Canadian businessman and politician

James Fraser JP (c. 1760 - 14 October 1822) was a Scottish-born businessman, judge and political figure in New Brunswick and Nova Scotia. He represented Northumberland County in the Legislative Assembly of New Brunswick from 1795 to 1818.

==Early life==
He was born in Farraline, Dores, the only son of Alexander Fraser and Miss Cameron. Fraser was educated in Aberdeen and came to Nova Scotia in 1780.

==Career==
In Nova Scotia, he helped establish a business with fellow Scot, James Thom, catching and exporting salmon in the Miramichi region of New Brunswick in 1785 and also supplied goods to people who had settled in that area. He and his partners also became involved in the timber trade and shipbuilding. Fraser also served Northumberland County as justice of the peace and justice in the Inferior Court of Common Pleas. He ran unsuccessfully for a seat in the New Brunswick Assembly in 1791 before being elected four years later, serving from 1795 to 1818.

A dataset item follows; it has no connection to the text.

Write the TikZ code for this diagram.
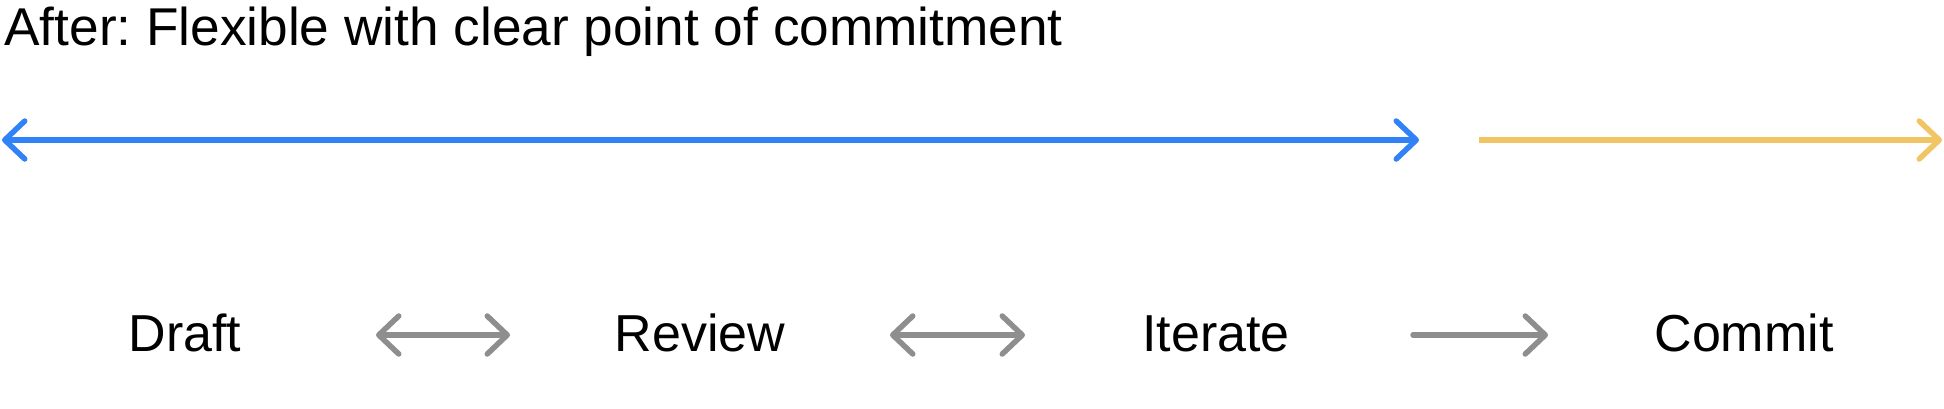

Around 1810, although still operating in the Miramichi area, he moved his residence to Halifax. He was member of the North British Society. In 1818, he was named to Nova Scotia's Council.

==Personal life==
In 1802, Fraser was married to Rachel Otis DeWolf (b. 1773), the daughter of Benjamin DeWolf and Rachel (née Otis) DeWolf (aunt of William Hersey Otis Haliburton through her sister of Susannah (née Otis) Haliburton). Together, they were the parents of eight children:

- Sarah Rachel Fraser (b. 1803), who married Hon. Charles Stephen Gore, third son of the Arthur Gore, 2nd Earl of Arran, in 1824.
- James DeWolf Fraser (1805–1852), who married Catharine Prescott, a daughter of Charles Ramage Prescott, in 1839.
- Harriet Amelia Fraser (1806–1880), who married Col. Dixon in 1826.
- Amelia Isabella Fraser (1808–1837)
- Frances Mary Fraser (1809–1827)
- Dr. Benjamin DeWolf Fraser (1812–1888), who married Elizabeth Coster in 1841.In 1843, Benjamin married Elizabeth Allison.
- Catharine Fraser (1813–1880), who married the Rev. Thomas G. Suther, Bishop of Aberdeen and Orkney.
- Mary Hulbert Fraser (1813–1822).

Fraser died in Windsor, Nova Scotia on 14 October 1822 and was buried in the Old Burying Ground in Halifax.

===Descendants===
Through his eldest daughter, he was a grandfather of Eliza Amelia Gore (1829–1916), who married William Hay, 19th Earl of Erroll in 1848 and who served as Lady-in-waiting to Queen Victoria for twenty-eight years.